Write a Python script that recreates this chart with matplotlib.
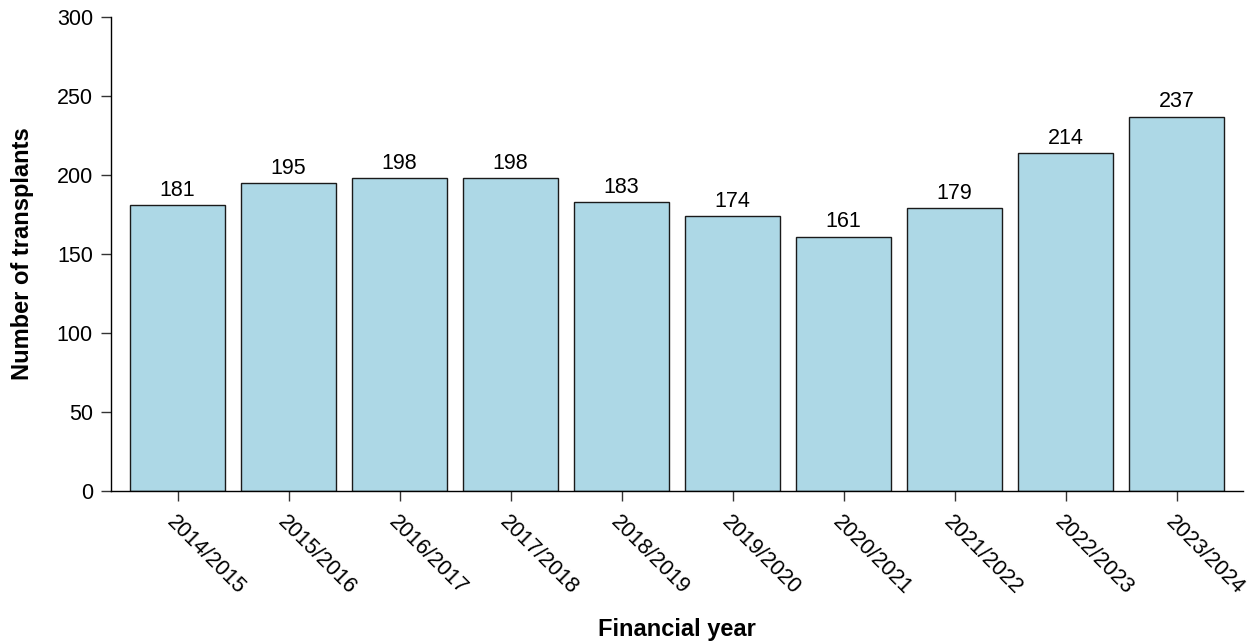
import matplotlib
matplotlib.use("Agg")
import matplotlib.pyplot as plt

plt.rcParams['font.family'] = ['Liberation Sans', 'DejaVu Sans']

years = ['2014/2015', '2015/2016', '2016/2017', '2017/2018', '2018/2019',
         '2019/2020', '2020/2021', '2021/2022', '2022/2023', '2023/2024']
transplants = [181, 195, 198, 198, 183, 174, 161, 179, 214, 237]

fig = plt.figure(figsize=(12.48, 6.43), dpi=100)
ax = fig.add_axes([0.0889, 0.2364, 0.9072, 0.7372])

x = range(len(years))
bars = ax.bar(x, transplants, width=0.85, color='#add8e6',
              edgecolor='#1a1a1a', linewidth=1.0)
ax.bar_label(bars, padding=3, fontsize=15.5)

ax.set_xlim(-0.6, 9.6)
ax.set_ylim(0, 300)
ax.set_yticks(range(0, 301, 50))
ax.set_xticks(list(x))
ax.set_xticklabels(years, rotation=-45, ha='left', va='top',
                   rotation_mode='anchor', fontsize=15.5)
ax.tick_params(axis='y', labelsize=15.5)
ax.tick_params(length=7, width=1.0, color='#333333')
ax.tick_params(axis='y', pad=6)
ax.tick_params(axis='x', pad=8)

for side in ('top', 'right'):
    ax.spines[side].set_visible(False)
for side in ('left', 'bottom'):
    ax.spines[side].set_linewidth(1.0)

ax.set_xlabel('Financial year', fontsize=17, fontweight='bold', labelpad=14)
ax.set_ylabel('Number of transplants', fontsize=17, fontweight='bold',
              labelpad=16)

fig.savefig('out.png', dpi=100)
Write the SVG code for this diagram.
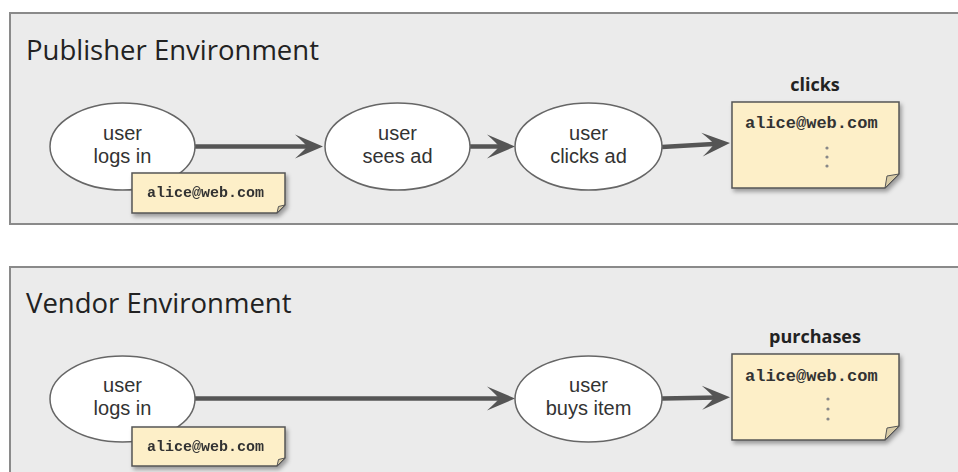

++++++++++

Quote the entries above word for word. Leave the images out.

Write a Python script that recreates this chart with matplotlib.
import matplotlib
matplotlib.use("Agg")
import matplotlib.pyplot as plt

plt.rcParams['font.family'] = ['Liberation Sans', 'DejaVu Sans']

years = ['2014/2015', '2015/2016', '2016/2017', '2017/2018', '2018/2019',
         '2019/2020', '2020/2021', '2021/2022', '2022/2023', '2023/2024']
transplants = [181, 195, 198, 198, 183, 174, 161, 179, 214, 237]

fig = plt.figure(figsize=(12.48, 6.43), dpi=100)
ax = fig.add_axes([0.0889, 0.2364, 0.9072, 0.7372])

x = range(len(years))
bars = ax.bar(x, transplants, width=0.85, color='#add8e6',
              edgecolor='#1a1a1a', linewidth=1.0)
ax.bar_label(bars, padding=3, fontsize=15.5)

ax.set_xlim(-0.6, 9.6)
ax.set_ylim(0, 300)
ax.set_yticks(range(0, 301, 50))
ax.set_xticks(list(x))
ax.set_xticklabels(years, rotation=-45, ha='left', va='top',
                   rotation_mode='anchor', fontsize=15.5)
ax.tick_params(axis='y', labelsize=15.5)
ax.tick_params(length=7, width=1.0, color='#333333')
ax.tick_params(axis='y', pad=6)
ax.tick_params(axis='x', pad=8)

for side in ('top', 'right'):
    ax.spines[side].set_visible(False)
for side in ('left', 'bottom'):
    ax.spines[side].set_linewidth(1.0)

ax.set_xlabel('Financial year', fontsize=17, fontweight='bold', labelpad=14)
ax.set_ylabel('Number of transplants', fontsize=17, fontweight='bold',
              labelpad=16)

fig.savefig('out.png', dpi=100)
Write the SVG code for this diagram.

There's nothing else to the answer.